It is 25 years since the relics of St Thérèse of Lisieux began touring the world. England and Wales were honoured with their presence in 2009, Ireland in 2018. Now Scotland has opened its door. The relics will arrive in the country from Lisieux today (August 30) and remain there until September 20, visiting each of the eight dioceses of Scotland. For more details, see littleflowerinscotland.co.uk/news.
The veneration of relics might seem one of those zany, even macabre things which mark out Catholic (and Orthodox) Christianity. It has Scriptural warrant, though: the cloak of Elijah, the shadow of Peter and the handkerchiefs of St Paul. And seen through the lens of the Incarnation and the Eucharist, it begins to make sense. It fits well with those articles of the Creed: the communion of saints, the resurrection of the body and life everlasting. When we venerate relics, we venerate a person, one who lived holiness in a bodily life and will rise from the dead embodied again. The coming of a saint’s relics is an opportunity to meet them. It is St Thérèse herself who will be visiting Scotland.
Her life can read like a classic Victorian feminine tragedy, transferred to a French Catholic milieu. She lost her mother when she was four. Her father was incapacitated from the time she was 16 and died when she was 21. Due to the constraints of her religious life, she could never visit him in his last years. Her schooling was largely unhappy. Home life was marked not just by the absence of a mother, but also the progressive departures of her older sisters for the religious life. There would be no nieces and nephews. A few years after her own entry in Carmel at 15, tuberculosis declared itself, ending her life in agony at 24. “If you but knew what this young nun is suffering,” said her doctor.

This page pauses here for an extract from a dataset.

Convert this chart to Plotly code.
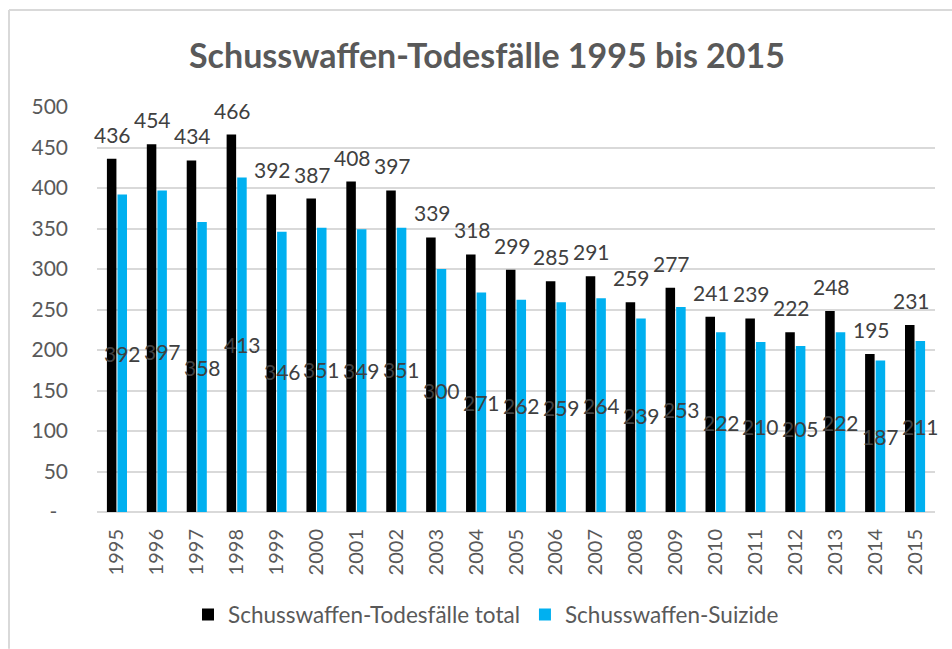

It does not seem much of a life: short, limited in scope and opportunity, marked by a full measure of grief. But there was something else afoot in this young woman: an inner luminosity and originality, deep experience of Christ and a flame of love for God which transfigured everything and matured her beyond her years. Her last words, “My God, I love you”, were the sign of victory.
She lived in a creative synergy with Christ, and this conferred a completeness and integrity on her which defy the usual canons. “Being perfected in a short time, [she] fulfilled long years” (Wisdom 4:13).
Quietly revolutionary in her attitudes, she broke new paths and her posthumous impact proved vast. She was one of those “mere children” to whom the Father revealed the kingdom (cf Matthew 11:25), and the humble of the earth have responded.
Her autobiography has passed into more than 60 languages. She has generated reams of research and reflection. She has found her place in the Liturgy. Dedications abound. She has inspired new impulses in consecrated and apostolic life. Her intercession has been sensed as powerful and many attribute their vocations to her. She has had an impact on the arts. She feels close.
Thérèse was beatified in 1923, canonised in 1925, declared co-patron of the missions in 1927 and designated Doctor of the Church in 1997 – young, feminine and contemplative, as St John Paul pointed out. In Pope Francis’s days, her parents have been canonised and the diocesan Cause of her sister Léonie introduced. All this represents an extraordinary reversal and bears the mark of Gospel paradox. “He has cast the mighty from their thrones and raised up the lowly,” as another such person sang (Luke 1:52). Intriguingly, too, St Thérèse intuited it.
In her short, intense life, touched by some moments of exceptional grace and more often navigating in the half-light, much wisdom came her way from above. She shared it ungrudgingly. She left behind the lingering Jansenism of her environment and made straight, we might say, for the Father of mercies. She realised the kind of disciple Jesus was after: poor in spirit, pure of heart, fuller of trust than self-reliance, confident of forgiveness, small, a child – the marks of her famous “Way”.
She grasped the opportunities for love of Christ and neighbour hidden in ordinary life and interaction, and love’s power to transfigure the negative. Her sense of the missionary character of prayer and her dark night of faith brought her close to her atheist contemporaries; she understood them and carried them. She even re-imagined heaven and foresaw it as an occasion for further loving: “I will spend my heaven doing good on earth.”
It is the hope of the bishops of Scotland that this visit of St Thérèse will fulfil that promise, and strengthen the faith, hope and love of all of us, lay and ordained alike.